Конечно, это была чистой воды авантюра, таких зигзагов никто не делает. Уйти из науки, где тебя ценили и где у тебя были многообещающие наработки, куда-то на неизвестное производство, в другую отрасль — мог только сумасшедший. Тем не менее я ушла.

Помню, как главный механик Муровский Борис Иосифович водил меня по цехам с ознакомительной экскурсией, а я, хоть и впервые видела полиграфические машины, являющиеся сложнейшим типом промышленного оборудования, сразу же подмечала, где из них более старые и где с ними ненадлежаще обращаются.

Собеседования с Николаем Игнатьевичем Стасюком, директором, и Николаем Антоновичем Шамраем, главным инженером, — оба показались милейшими людьми — меня удовлетворили, и я согласилась работать там.

Шел июнь 1984 года, близилось то, что позже назовут перестройкой.

Но легко и хорошо ничего не приходит и не протекает — не прошло и двух месяцев, как главный инженер вспомнил о своем обещании одной декретчице, успевшей и родить, и заочно получить диплом о высшем образовании.
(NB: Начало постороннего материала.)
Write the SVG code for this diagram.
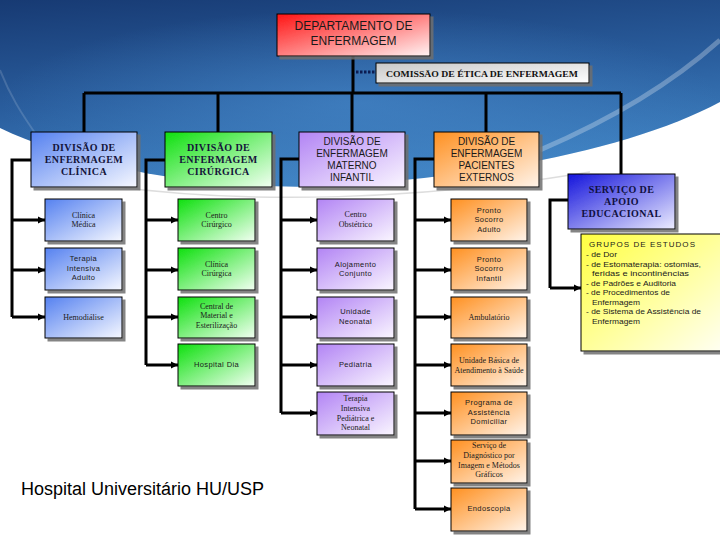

Теперь она вышла на работу и потребовала отдать ей должность, занятую мной.

Подобные сюрпризы главный инженер строил мне все годы сотрудничества. Поэтому на него работать я перестала, перешла в команду директора, тем более что той же осенью была избрана секретарем партийного бюро. Это означало многое — наравне с директором я стала первым лицом предприятия и отныне отвечала за его работу перед партией так же, как директор отвечал перед государством.
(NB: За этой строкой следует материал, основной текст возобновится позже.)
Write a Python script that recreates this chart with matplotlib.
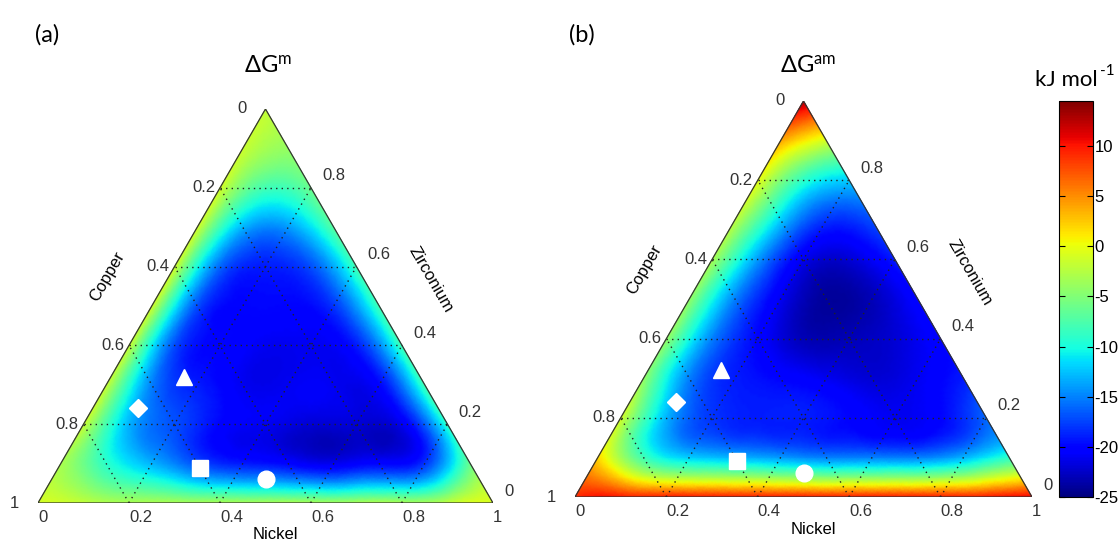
import numpy as np
import matplotlib
matplotlib.use("Agg")
import matplotlib.pyplot as plt
import matplotlib.tri as mtri

plt.rcParams["axes.unicode_minus"] = False
plt.rcParams["font.family"] = ["Liberation Sans", "DejaVu Sans"]

# field values (kJ/mol) on a 0.1 composition grid
# row j -> Zirconium = j/10 ; entry i -> Nickel = i/10 ; Copper = rest
gm_rows = [
    [-1, -2, -3, -3, -3, -3, -3, -3, -3, -2, -1],
    [-3, -9, -13, -17, -19, -20, -21, -20, -18, -6],
    [-1.5, -13, -17, -20, -21, -22, -22, -21, -9],
    [-1.5, -15, -19, -21, -21, -21, -20, -8],
    [-1.5, -17, -20, -21, -21, -19, -8],
    [-1, -17, -20, -20, -18, -8],
    [-1, -16, -19, -17, -8],
    [-1, -13, -14, -7],
    [-1, -8, -6],
    [-1.5, -4],
    [-2],
]
gam_rows = [
    [9, 10, 10, 10, 10, 10, 10, 10, 10, 10, 11],
    [2, -8, -12, -13, -14, -15, -15, -15, -13, -9],
    [-1, -13, -18, -19, -19, -20, -21, -20, -16],
    [-4, -15, -19, -20, -21, -22, -21, -19],
    [-4, -15, -20, -23, -23, -22, -20],
    [-4, -15, -21, -24, -23, -20],
    [-3, -14, -21, -22, -19],
    [-2, -12, -18, -17],
    [0, -9, -12],
    [4, -1],
    [13],
]

# alloy compositions marked on both maps
marker_ni = [0.16, 0.10, 0.31, 0.47]
marker_zr = [0.32, 0.24, 0.09, 0.06]
marker_shape = ["^", "D", "s", "o"]
marker_size = [12, 9.5, 12, 12]

tick_vals = [0, 0.2, 0.4, 0.6, 0.8, 1]
tick_text = ["0", "0.2", "0.4", "0.6", "0.8", "1"]
cbar_ticks = [-25, -20, -15, -10, -5, 0, 5, 10]
vmin, vmax = -25, 14.5

H = np.sqrt(3) / 2
W, HT = 1119, 543


def tern(ni, zr):
    ni = np.asarray(ni, float)
    zr = np.asarray(zr, float)
    return ni + 0.5 * zr, H * zr


def panel(ax, rows):
    ni, zr, val, idx = [], [], [], {}
    for j, row in enumerate(rows):
        for i, v in enumerate(row):
            idx[(i, j)] = len(val)
            ni.append(i / 10)
            zr.append(j / 10)
            val.append(v)
    tris = []
    for j in range(10):
        for i in range(10 - j):
            tris.append([idx[(i, j)], idx[(i + 1, j)], idx[(i, j + 1)]])
            if i + j <= 8:
                tris.append([idx[(i + 1, j)], idx[(i + 1, j + 1)], idx[(i, j + 1)]])
    x, y = tern(ni, zr)
    tri = mtri.Triangulation(x, y, tris)
    tri_f, val_f = mtri.UniformTriRefiner(tri).refine_field(np.array(val, float), subdiv=4)
    pc = ax.tripcolor(tri_f, val_f, cmap="jet", vmin=vmin, vmax=vmax, shading="gouraud")

    # dotted grid
    for t in [0.2, 0.4, 0.6, 0.8]:
        for a, b in [((0, t), (1 - t, t)), ((t, 0), (t, 1 - t)), ((1 - t, 0), (0, 1 - t))]:
            gx, gy = tern([a[0], b[0]], [a[1], b[1]])
            ax.plot(gx, gy, color="#222222", lw=1.0, ls=(0, (1, 3)))
    ex, ey = tern([0, 1, 0, 0], [0, 0, 1, 0])
    ax.plot(ex, ey, color="#333333", lw=0.9)

    # tick labels
    for v, s in zip(tick_vals, tick_text):
        px, py = tern(0, 1 - v)          # Copper along left edge
        ax.annotate(s, (px, py), xytext=(-28, 0), textcoords="offset pixels",
                    ha="left", va="center", fontsize=12, color="#333333")
        px, py = tern(v, 0)              # Nickel along bottom
        ax.annotate(s, (px, py), xytext=(0, -14), textcoords="offset pixels",
                    ha="left", va="center", fontsize=12, color="#333333")
        if v < 1:
            px, py = tern(1 - v, v)      # Zirconium along right edge
            ax.annotate(s, (px, py), xytext=(11, 12), textcoords="offset pixels",
                        ha="left", va="center", fontsize=12, color="#333333")

    ax.text(0.152, 0.497, "Copper", rotation=60, ha="center", va="center", fontsize=12)
    ax.text(0.864, 0.490, "Zirconium", rotation=-60, ha="center", va="center", fontsize=12)
    ax.text(0.521, -0.070, "Nickel", ha="center", va="center", fontsize=12)

    mx, my = tern(marker_ni, marker_zr)
    for k in range(len(mx)):
        ax.plot(mx[k], my[k], marker_shape[k], color="white", mec="white",
                ms=marker_size[k], clip_on=False)

    ax.set_xlim(0, 1)
    ax.set_ylim(0, H)
    ax.axis("off")
    return pc


fig = plt.figure(figsize=(W / 100, HT / 100), dpi=100)
ax_a = fig.add_axes([38 / W, 40 / HT, 455 / W, 394 / HT])
ax_b = fig.add_axes([575 / W, 46 / HT, 457 / W, 396 / HT])
panel(ax_a, gm_rows)
pc = panel(ax_b, gam_rows)

cal = ["Lato", "DejaVu Sans"]
fig.text(47 / W, 1 - 35 / HT, "(a)", fontsize=17, ha="center", va="center", family=cal)
fig.text(582 / W, 1 - 35 / HT, "(b)", fontsize=17, ha="center", va="center", family=cal)
fig.text(268 / W, 1 - 66 / HT, r"$\mathregular{\Delta G^{m}}$", fontsize=17,
         ha="center", va="center", family=cal)
fig.text(808 / W, 1 - 66 / HT, r"$\mathregular{\Delta G^{am}}$", fontsize=17,
         ha="center", va="center", family=cal)
fig.text(1066 / W, 1 - 80 / HT, "kJ mol", fontsize=16, ha="center", va="center", family=cal)
fig.text(1100 / W, 1 - 71 / HT, "-1", fontsize=11, ha="left", va="center", family=cal)

cax = fig.add_axes([1059 / W, 46 / HT, 34 / W, 396 / HT])
cb = fig.colorbar(pc, cax=cax, ticks=cbar_ticks)
cb.ax.tick_params(direction="in", length=4, left=True, right=True, labelsize=12, pad=1)
cb.outline.set_linewidth(0.8)

fig.savefig("out.png", dpi=100)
Фактически это был рубеж, где я распрощалась со специальностью, полученной в университете, — распрощалась в прах. Если переход на производство означал расставание с наукой и научными амбициями, то уклон в партийную работу был полным отходом от того, чему меня учили в высшей школе и чем я до этого занималась.

Естественно может возникнуть вопрос: почему при столь подлой непредсказуемости главного инженера я не ушла оттуда совсем, как уходила отовсюду, где возникали помехи, трудные для устранения. Ну, во-первых, партийное поручения… Оно обязывало. Но это, конечно, не главное.